Problem – Collect each line containing "seaborn".

--------------------------------------------------

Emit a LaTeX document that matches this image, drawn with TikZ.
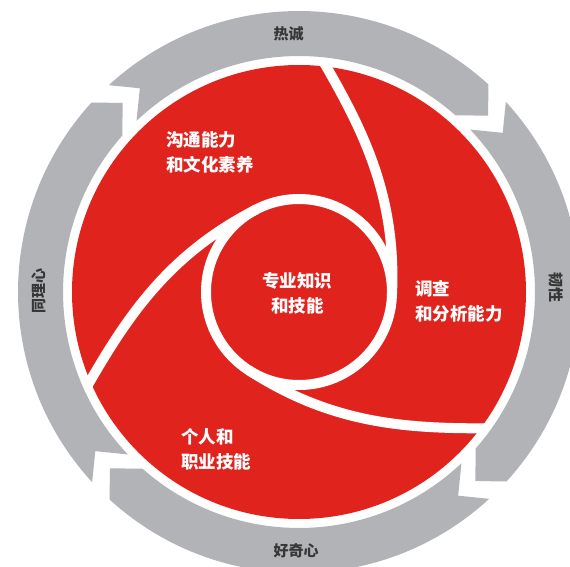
\documentclass[tikz,border=0pt]{standalone}
\usepackage{fontspec}
\newfontfamily\cjk{Noto Sans CJK SC}
\usetikzlibrary{positioning}
\definecolor{swirlred}{RGB}{225,35,30}
\definecolor{ringgray}{RGB}{178,179,182}
\definecolor{labelgray}{RGB}{55,55,55}
\tikzset{
    %Define style for the gray arrow segments
    ringseg/.style={fill=ringgray},
    %Define style for the white swirl lines
    swirl/.style={draw=white, line width=10pt},
    %Labels inside the red disc
    redlbl/.style={
           text=white,
           font={\cjk\bfseries\fontsize{17.5}{25}\selectfont},
           align=left,
           inner sep=0pt},
    %Labels on the gray ring
    graylbl/.style={
           text=labelgray,
           font={\cjk\bfseries\fontsize{15}{18}\selectfont},
           inner sep=0pt}
}

\begin{document}
\begin{tikzpicture}[x=1pt, y=1pt]
 \useasboundingbox (-299,-275) rectangle (271,292);

 % gray ring of arrows
 \foreach \r in {0,90,180,270}
   \fill[ringseg, rotate=-\r] (132.6:281) arc[start angle=132.6, end angle=47.6, radius=281]
      -- (43:258.5) -- (48.5:236) arc[start angle=48.5, end angle=133.5, radius=236]
      -- (128:258.5) -- cycle;

 % red disc with swirl
 \fill[swirlred] (0,0) circle[radius=227];
 \draw[swirl] (0,0) circle[radius=93];
 \foreach \a in {0,120,240}
   \draw[swirl, rotate=\a] (84:232) .. controls +(-60:80) and +(87:100) .. (-3:93);

 \node[graylbl] (warmth) at (-10.5,258) {热诚};
 \node[graylbl, rotate=-90] (grit) at (257,4) {韧性};
 \node[graylbl] (curious) at (-3,-258.5) {好奇心};
 \node[graylbl, rotate=90] (empathy) at (-260.5,0.5) {同理心};

 \node[redlbl, align=center] (core) at (-1.5,-1.5) {专业知识\\和技能};
 \node[redlbl, anchor=west] (comm) at (-133,139.5) {沟通能力\\和文化素养};
 \node[redlbl, anchor=west] (research) at (116,-9) {调查\\和分析能力};
 \node[redlbl, anchor=west] (personal) at (-118,-157.5) {个人和\\职业技能};
\end{tikzpicture}
\end{document}
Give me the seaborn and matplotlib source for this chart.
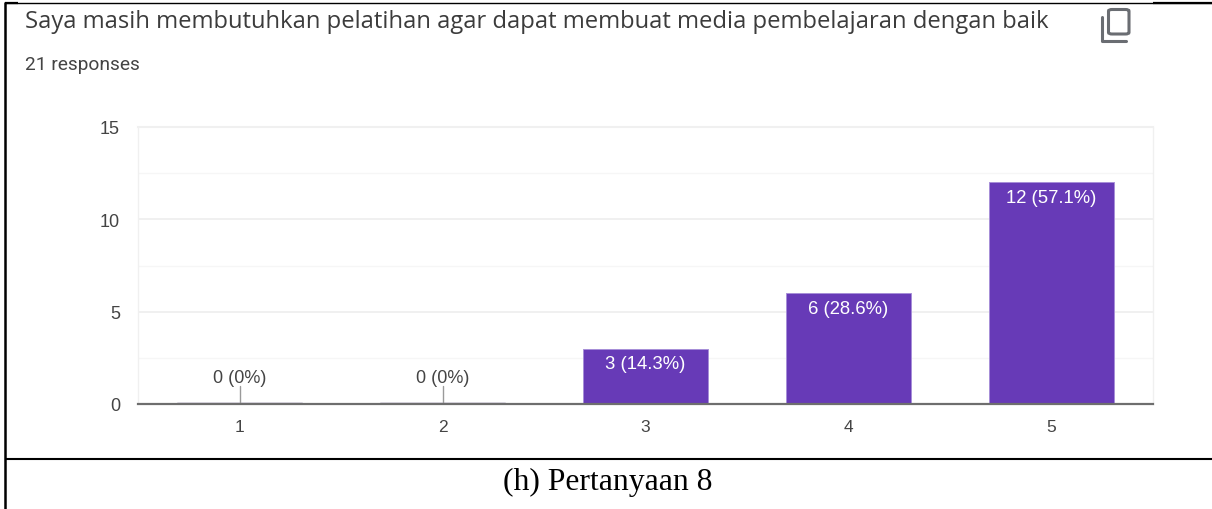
#!/usr/bin/env python3
import matplotlib
matplotlib.use("Agg")
import matplotlib.pyplot as plt
from matplotlib.lines import Line2D
from matplotlib.patches import FancyBboxPatch
import pandas as pd
import seaborn as sns

W, H = 1212, 510

# ── Data ──────────────────────────────────────────────────────────────────────
categories = ["1", "2", "3", "4", "5"]
counts = [0, 0, 3, 6, 12]
bar_labels = ["0 (0%)", "0 (0%)", "3 (14.3%)", "6 (28.6%)", "12 (57.1%)"]
y_ticks = [0, 5, 10, 15]
y_minor = [2.5, 7.5, 12.5]

TITLE = "Saya masih membutuhkan pelatihan agar dapat membuat media pembelajaran dengan baik"
SUBTITLE = "21 responses"
CAPTION = "(h) Pertanyaan 8"

PURPLE = "#673ab7"
TEXT = "#444444"
SANS = ["Liberation Sans", "DejaVu Sans"]


def fx(px):
    return px / W


def fy(px):
    return 1 - px / H


def frame_line(fig, x0, y0, x1, y1, lw=1.5):
    fig.add_artist(Line2D([fx(x0), fx(x1)], [fy(y0), fy(y1)], color="black",
                          linewidth=lw, solid_capstyle="butt"))


def main():
    sns.set_theme(style="white")
    plt.rcParams["font.family"] = SANS

    fig = plt.figure(figsize=(W / 100, H / 100), dpi=100, facecolor="white")
    ax = fig.add_axes([fx(138), fy(405), fx(1153 - 138), (405 - 128) / H])

    df = pd.DataFrame({"answer": categories, "count": counts})
    sns.barplot(data=df, x="answer", y="count", color=PURPLE, saturation=1,
                width=0.615, edgecolor="#a78fd8", linewidth=0.7, ax=ax)

    ax.set_xlim(-0.5, 4.5)
    ax.set_ylim(0, 15)
    ax.set_xlabel("")
    ax.set_ylabel("")
    ax.set_yticks(y_ticks)
    ax.set_yticks(y_minor, minor=True)
    ax.tick_params(axis="both", which="both", length=0)
    ax.tick_params(axis="x", labelsize=12.5, labelcolor=TEXT, pad=11)
    ax.tick_params(axis="y", labelsize=13, labelcolor=TEXT, pad=13)
    ax.grid(axis="y", which="major", color="#efefef", linewidth=1.3)
    ax.grid(axis="y", which="minor", color="#f6f6f6", linewidth=1)
    ax.set_axisbelow(True)

    for side in ["top", "left", "right"]:
        ax.spines[side].set_color("#f0f0f0")
        ax.spines[side].set_linewidth(1)
    ax.spines["top"].set_linewidth(1.5)
    ax.spines["bottom"].set_color("#6e6e6e")
    ax.spines["bottom"].set_linewidth(1.6)

    # value labels: white inside the bars, leader line above the empty ones
    for i, (c, lab) in enumerate(zip(counts, bar_labels)):
        if c == 0:
            ax.plot([i - 0.3075, i + 0.3075], [0.03, 0.03], color="#5c4a80", linewidth=1)
            ax.plot([i, i], [0, 0.95], color="#9a9a9a", linewidth=1)
            ax.text(i, 1.0, lab, ha="center", va="bottom", fontsize=13, color=TEXT)
        else:
            ax.text(i, c - 0.36, lab, ha="center", va="top", fontsize=13.3, color="white")

    fig.text(fx(25), fy(22.5), TITLE, fontsize=17.1, color="#3c3c3c", va="center",
             family=["Open Sans", "DejaVu Sans"])
    fig.text(fx(25), fy(64.5), SUBTITLE, fontsize=13.8, color=TEXT, va="center",
             family=["Roboto", "DejaVu Sans"])
    fig.text(fx(608), fy(482), CAPTION, fontsize=22.8, color="black", ha="center",
             va="center", family=["Liberation Serif"])

    # copy icon
    icon = "#6a6d72"
    fig.add_artist(FancyBboxPatch((fx(1108.5), fy(35)), fx(20.5), 24.5 / H,
                                  boxstyle="round,pad=0,rounding_size=0.003",
                                  facecolor="none", edgecolor=icon, linewidth=2.2,
                                  transform=fig.transFigure))
    fig.add_artist(Line2D([fx(1102), fx(1102), fx(1126)], [fy(18), fy(41.5), fy(41.5)],
                          color=icon, linewidth=2.2))

    # page table frame
    frame_line(fig, 5, 3, 5, 510, lw=1.8)
    frame_line(fig, 5, 3.5, 1212, 3.5, lw=1)
    frame_line(fig, 5, 4, 18, 4, lw=1.6)
    frame_line(fig, 5, 460, 1212, 460, lw=1.5)
    frame_line(fig, 1153, 4, 1212, 4, lw=1.6)

    fig.savefig("out.png", dpi=100)


if __name__ == "__main__":
    main()
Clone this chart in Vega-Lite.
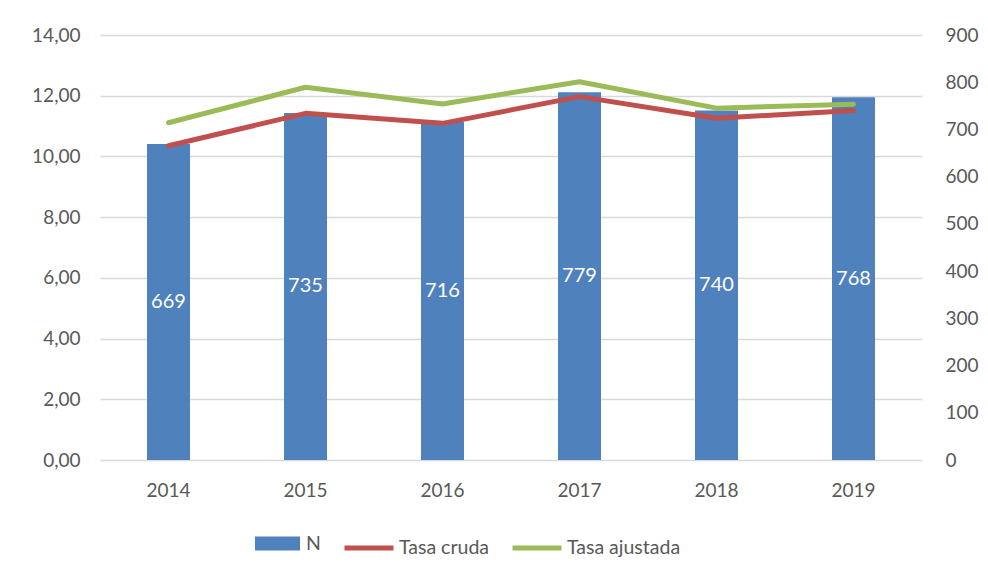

--------------------------------------------------

Solution to the exercise –
Give me the seaborn and matplotlib source for this chart.
import seaborn as sns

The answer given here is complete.